- [INSTRUCTIONS TO FOLLOW] Collect every line of the records below that contains the word "matplotlib".

.....

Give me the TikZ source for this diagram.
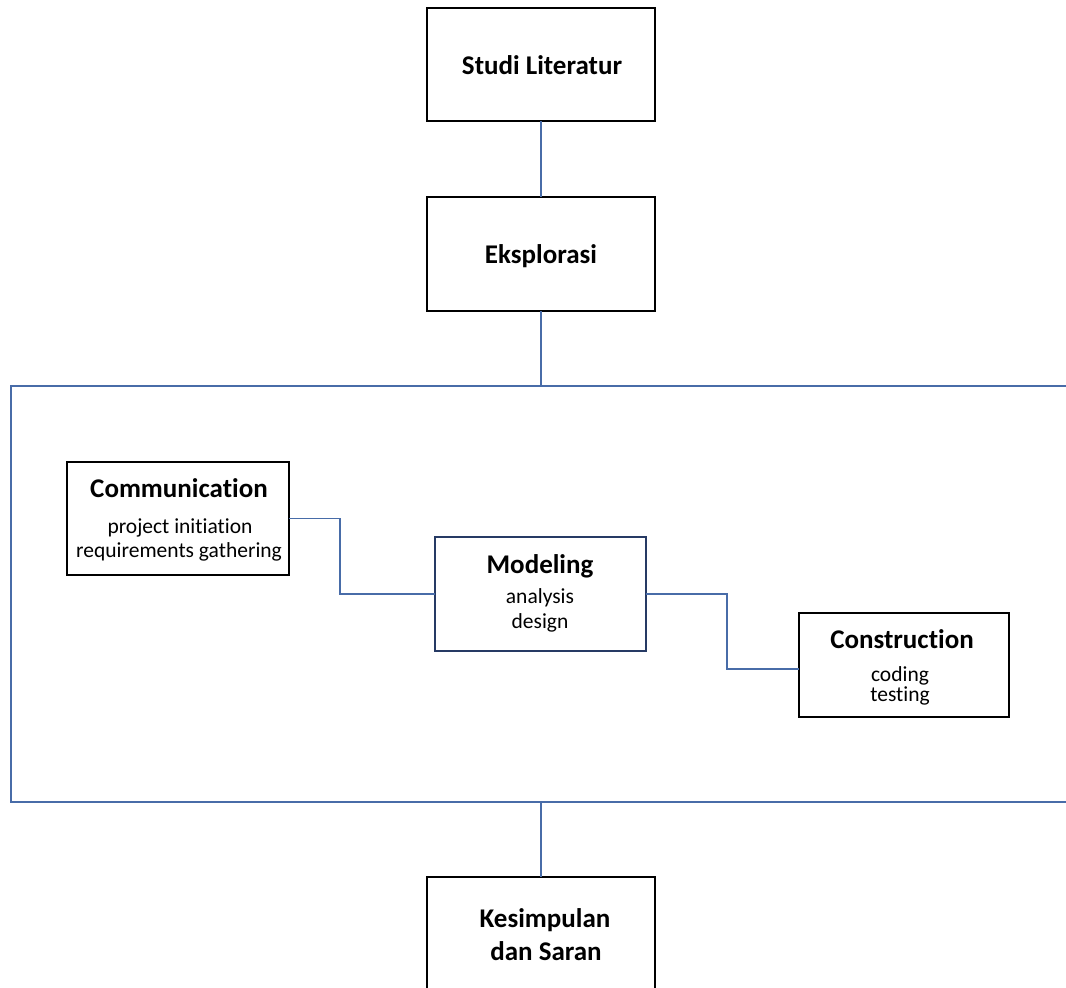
\documentclass[tikz,border=0pt]{standalone}
\usepackage{fontspec}
\setmainfont{Carlito}[Ligatures=NoCommon]
\definecolor{lnblue}{RGB}{72,108,168}
\definecolor{navy}{RGB}{38,58,100}
\begin{document}
\begin{tikzpicture}[x=1pt,y=-1pt,
  box/.style={draw=black,line width=1.2pt,inner sep=0pt,outer sep=0pt,fill=white},
  conn/.style={draw=lnblue,line width=1.1pt},
  ttl/.style={font=\fontsize{27}{32}\selectfont\bfseries,anchor=base,inner sep=0pt},
  sub/.style={font=\fontsize{21.5}{25}\selectfont,anchor=base,inner sep=0pt}]
\useasboundingbox (0,0) rectangle (1066,988);
\fill[white] (0,0) rectangle (1066,988);

% frame (open on the right)
\coordinate (ftr) at (1066,386);
\coordinate (ftl) at (11,386);
\coordinate (fbl) at (11,802);
\coordinate (fbr) at (1066,802);
\coordinate (ftop) at (541,386);
\coordinate (fbot) at (541,802);
\draw[conn] (ftr) -- (ftl) -- (fbl) -- (fbr);

% boxes
\node[box,minimum width=228pt,minimum height=113pt] (studi) at (541,64.5) {};
\node[box,minimum width=228pt,minimum height=114pt] (eksp) at (541,254) {};
\node[box,minimum width=222pt,minimum height=113pt] (comm) at (178,518.5) {};
\node[box,draw=navy,minimum width=211pt,minimum height=114pt] (model) at (540.5,594) {};
\node[box,minimum width=210pt,minimum height=104pt] (constr) at (904,665) {};
\node[box,minimum width=228pt,minimum height=130pt] (kes) at (541,942) {};

% texts
\node[ttl] (studiT) at (542,74) {Studi Literatur};
\node[ttl] (ekspT) at (541,263) {Eksplorasi};
\node[ttl] (commT) at (179,497) {Communication};
\node[sub] (commA) at (180,533) {project initiation};
\node[sub] (commB) at (179,557) {requirements gathering};
\node[ttl] (modelT) at (540,573) {Modeling};
\node[sub] (modelA) at (540,603) {analysis};
\node[sub] (modelB) at (540,628) {design};
\node[ttl] (constrT) at (902,648) {Construction};
\node[sub] (constrA) at (900,681) {coding};
\node[sub] (constrB) at (900,701) {testing};
\node[ttl] (kesA) at (545,927) {Kesimpulan};
\node[ttl] (kesB) at (546,960) {dan Saran};

% connectors
\draw[conn] (studi.south) -- (eksp.north);
\draw[conn] (eksp.south) -- (ftop);
\draw[conn] (fbot) -- (kes.north);
\draw[conn] (comm.east) -- ++(51,0) |- (model.west);
\draw[conn] (model.east) -- (727,594) |- ([yshift=-4pt]constr.west);
\end{tikzpicture}
\end{document}
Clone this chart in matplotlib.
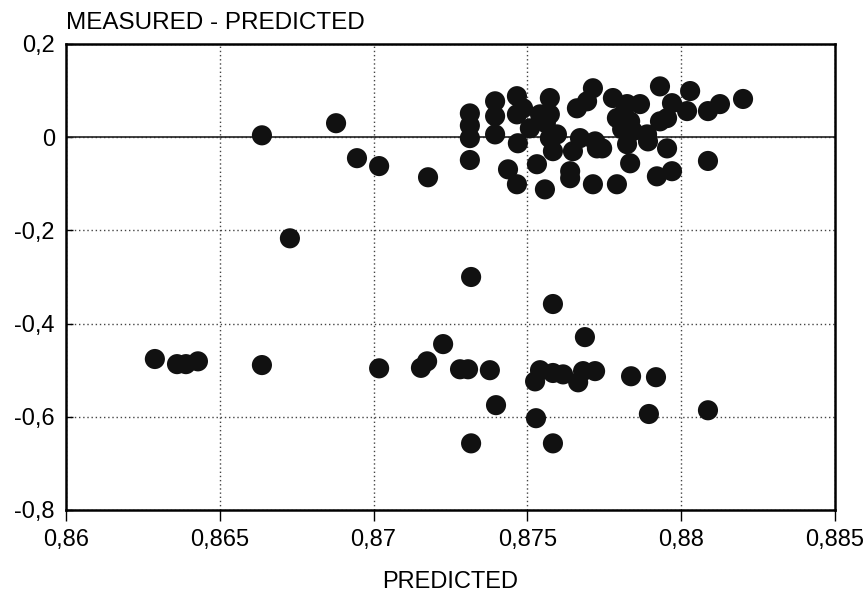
#!/usr/bin/env python3

import numpy as np
import matplotlib.pyplot as plt

plt.rcParams["font.family"] = ["Liberation Sans", "DejaVu Sans"]

# upper cluster, scattered points near zero, lower band
predicted = np.array([
    0.87313, 0.87313, 0.87313, 0.87395, 0.87395, 0.87395,
    0.87466, 0.87466, 0.87469, 0.87437, 0.87466, 0.87557,
    0.87573, 0.87573, 0.87573, 0.87583, 0.87531, 0.87508,
    0.87541, 0.87486, 0.87596, 0.87661, 0.87713, 0.87694,
    0.87671, 0.87648, 0.87639, 0.87639, 0.87713, 0.87791,
    0.87726, 0.87778, 0.87811, 0.87824, 0.87834, 0.87824,
    0.87866, 0.87791, 0.87834, 0.87808, 0.87843, 0.87889,
    0.87720, 0.87743, 0.87892, 0.87931, 0.87970, 0.87954,
    0.87931, 0.88019, 0.88029, 0.87954, 0.87921, 0.87970,
    0.88087, 0.88087, 0.88126, 0.88201, 0.87313, 0.87560,
    0.86637, 0.86878, 0.86946, 0.87018, 0.87177, 0.86728,
    0.86289, 0.86361, 0.86390, 0.86429, 0.86637, 0.87018,
    0.87154, 0.87174, 0.87226, 0.87281, 0.87307, 0.87378,
    0.87398, 0.87317, 0.87317, 0.87583, 0.87687, 0.87525,
    0.87541, 0.87583, 0.87616, 0.87665, 0.87681, 0.87720,
    0.87528, 0.87583, 0.87837, 0.87918, 0.87895, 0.88087,
])

residual = np.array([
    0.051, -0.002, -0.049, 0.077, 0.045, 0.006,
    0.088, 0.049, -0.013, -0.069, -0.101, -0.112,
    0.084, 0.049, -0.002, -0.030, -0.058, 0.019,
    0.049, 0.062, 0.006, 0.062, 0.105, 0.077,
    -0.002, -0.030, -0.073, -0.088, -0.101, -0.101,
    -0.024, 0.084, 0.049, -0.015, -0.056, 0.071,
    0.071, 0.041, 0.034, 0.017, 0.013, 0.006,
    -0.009, -0.024, -0.009, 0.109, 0.073, 0.041,
    0.034, 0.056, 0.099, -0.024, -0.084, -0.073,
    -0.051, 0.056, 0.071, 0.082, 0.025, 0.030,
    0.004, 0.030, -0.045, -0.062, -0.086, -0.217,
    -0.476, -0.487, -0.487, -0.481, -0.489, -0.496,
    -0.495, -0.481, -0.444, -0.498, -0.498, -0.500,
    -0.575, -0.657, -0.300, -0.358, -0.429, -0.524,
    -0.500, -0.506, -0.509, -0.526, -0.502, -0.502,
    -0.603, -0.657, -0.513, -0.515, -0.594, -0.586,
])

x_ticks = [0.86, 0.865, 0.87, 0.875, 0.88, 0.885]
x_labels = ["0,86", "0,865", "0,87", "0,875", "0,88", "0,885"]
y_ticks = [0.2, 0.0, -0.2, -0.4, -0.6, -0.8]
y_labels = ["0,2", "0", "-0,2", "-0,4", "-0,6", "-0,8"]


def main():
    fig = plt.figure(figsize=(8.68, 5.96), dpi=100)
    ax = fig.add_axes([0.076, 0.1443, 0.886, 0.7819])

    ax.scatter(predicted, residual, s=210, color="#111111",
               edgecolors="none", zorder=3)

    ax.set_xlim(0.86, 0.885)
    ax.set_ylim(-0.8, 0.2)

    ax.set_xticks(x_ticks)
    ax.set_xticklabels(x_labels)
    ax.set_yticks(y_ticks)
    ax.set_yticklabels(y_labels)

    ax.tick_params(axis="x", direction="out", length=8, width=1,
                   pad=6, labelsize=17)
    ax.tick_params(axis="y", direction="in", length=5, width=1,
                   pad=8, labelsize=17)

    # dotted grid, solid line at zero
    ax.grid(True, linestyle=(0, (1, 2)), linewidth=1, color="#444444")
    ax.axhline(0, color="#222222", linewidth=1.2, zorder=2)

    for spine in ax.spines.values():
        spine.set_linewidth(1.8)

    ax.text(0.0, 1.022, "MEASURED - PREDICTED", transform=ax.transAxes,
            ha="left", va="bottom", fontsize=17.5)
    ax.set_xlabel("PREDICTED", fontsize=17, labelpad=14)

    fig.savefig("out.png", dpi=100)


if __name__ == "__main__":
    main()
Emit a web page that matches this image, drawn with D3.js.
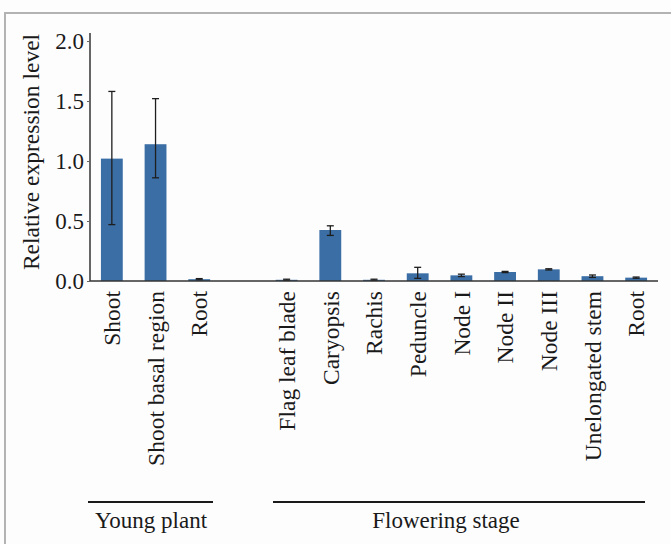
<!DOCTYPE html>
<html>
<head>
<meta charset="utf-8">
<script src="https://cdn.jsdelivr.net/npm/d3@7"></script>
<style>
  html, body { margin: 0; padding: 0; background: #fdfdfe; }
  svg { display: block; }
  svg text { font-family: "Liberation Serif", "Tinos", "DejaVu Serif", "Times New Roman", Times, serif !important; fill: #1a1a1a; }
</style>
</head>
<body>
<svg id="chart"></svg>
<script>
// tissue categories ("" = blank slot between the two stages)
const categories = ["Shoot", "Shoot basal region", "Root", "",
  "Flag leaf blade", "Caryopsis", "Rachis", "Peduncle", "Node I",
  "Node II", "Node III", "Unelongated stem", "Root"];
const values   = [1.02, 1.14, 0.015, null, 0.01, 0.425, 0.01, 0.064, 0.047, 0.075, 0.097, 0.04, 0.028];
const errLow   = [0.47, 0.86, 0.01, null, 0.005, 0.38, 0.005, 0.022, 0.037, 0.07, 0.092, 0.03, 0.023];
const errHigh  = [1.58, 1.52, 0.02, null, 0.015, 0.46, 0.015, 0.114, 0.057, 0.08, 0.102, 0.05, 0.033];
const yTicks   = [0, 0.5, 1.0, 1.5, 2.0];
const groups   = ["Young plant", "Flowering stage"];

const width = 671, height = 544;
const svg = d3.select("#chart").attr("width", width).attr("height", height)
  .attr("font-family", '"Liberation Serif", serif');

// light frame around the figure
svg.append("rect")
  .attr("x", 5).attr("y", 13)
  .attr("width", width + 20).attr("height", height + 20)
  .attr("fill", "none").attr("stroke", "#b3b3b3").attr("stroke-width", 2);

const keys = categories.map((c, i) => i);
const x = d3.scaleBand().domain(keys).range([90, 658]).paddingInner(0.5).paddingOuter(0.25);
const y = d3.scaleLinear().domain([0, 2.067]).range([281, 33]);

// y axis
const yAxis = svg.append("g")
  .attr("transform", "translate(90,0)")
  .call(d3.axisLeft(y).tickValues(yTicks).tickFormat(d3.format(".1f")).tickSize(3).tickPadding(3));
yAxis.attr("font-family", null);
yAxis.select(".domain").attr("stroke", "#333").attr("stroke-width", 1.5).attr("d", `M0,${y.range()[1]}V${y(0)}`);
yAxis.selectAll(".tick line").attr("stroke", "#666");
yAxis.selectAll(".tick text").attr("font-size", 23).attr("fill", "#1a1a1a");

svg.append("text")
  .attr("transform", `translate(39,152) rotate(-90)`)
  .attr("text-anchor", "middle")
  .attr("font-size", 23.5)
  .text("Relative expression level");

// bars
const bars = keys.filter(i => values[i] !== null);
svg.append("g").selectAll("rect")
  .data(bars)
  .join("rect")
  .attr("x", i => x(i))
  .attr("width", x.bandwidth())
  .attr("y", i => y(values[i]))
  .attr("height", i => y(0) - y(values[i]))
  .attr("fill", "#3a6ea5");

// error bars
const eb = svg.append("g").attr("stroke", "#1e1e1e").attr("stroke-width", 1.3);
bars.forEach(i => {
  const cx = x(i) + x.bandwidth() / 2;
  eb.append("line").attr("x1", cx).attr("x2", cx).attr("y1", y(errLow[i])).attr("y2", y(errHigh[i]));
  eb.append("line").attr("x1", cx - 3.5).attr("x2", cx + 3.5).attr("y1", y(errLow[i])).attr("y2", y(errLow[i]));
  eb.append("line").attr("x1", cx - 3.5).attr("x2", cx + 3.5).attr("y1", y(errHigh[i])).attr("y2", y(errHigh[i]));
});

// x axis line
svg.append("line")
  .attr("x1", 90).attr("x2", x.range()[1])
  .attr("y1", y(0)).attr("y2", y(0))
  .attr("stroke", "#333").attr("stroke-width", 1.5);

// rotated category labels
svg.append("g").selectAll("text")
  .data(bars)
  .join("text")
  .attr("transform", i => `translate(${x(i) + x.bandwidth() / 2},291) rotate(-90)`)
  .attr("text-anchor", "end")
  .attr("dy", "0.35em")
  .attr("font-size", 23.5)
  .text(i => categories[i]);

// stage brackets
const bracket = [[88, 213, 151], [273, 645, 446]];
groups.forEach((label, k) => {
  const [x0, x1, tx] = bracket[k];
  svg.append("line")
    .attr("x1", x0).attr("x2", x1)
    .attr("y1", 502).attr("y2", 502)
    .attr("stroke", "#1a1a1a").attr("stroke-width", 2);
  svg.append("text")
    .attr("x", tx).attr("y", 528)
    .attr("text-anchor", "middle")
    .attr("font-size", 23)
    .text(label);
});
</script>
</body>
</html>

.....

- [SOLVED EXERCISE]
Clone this chart in matplotlib.
import matplotlib.pyplot as plt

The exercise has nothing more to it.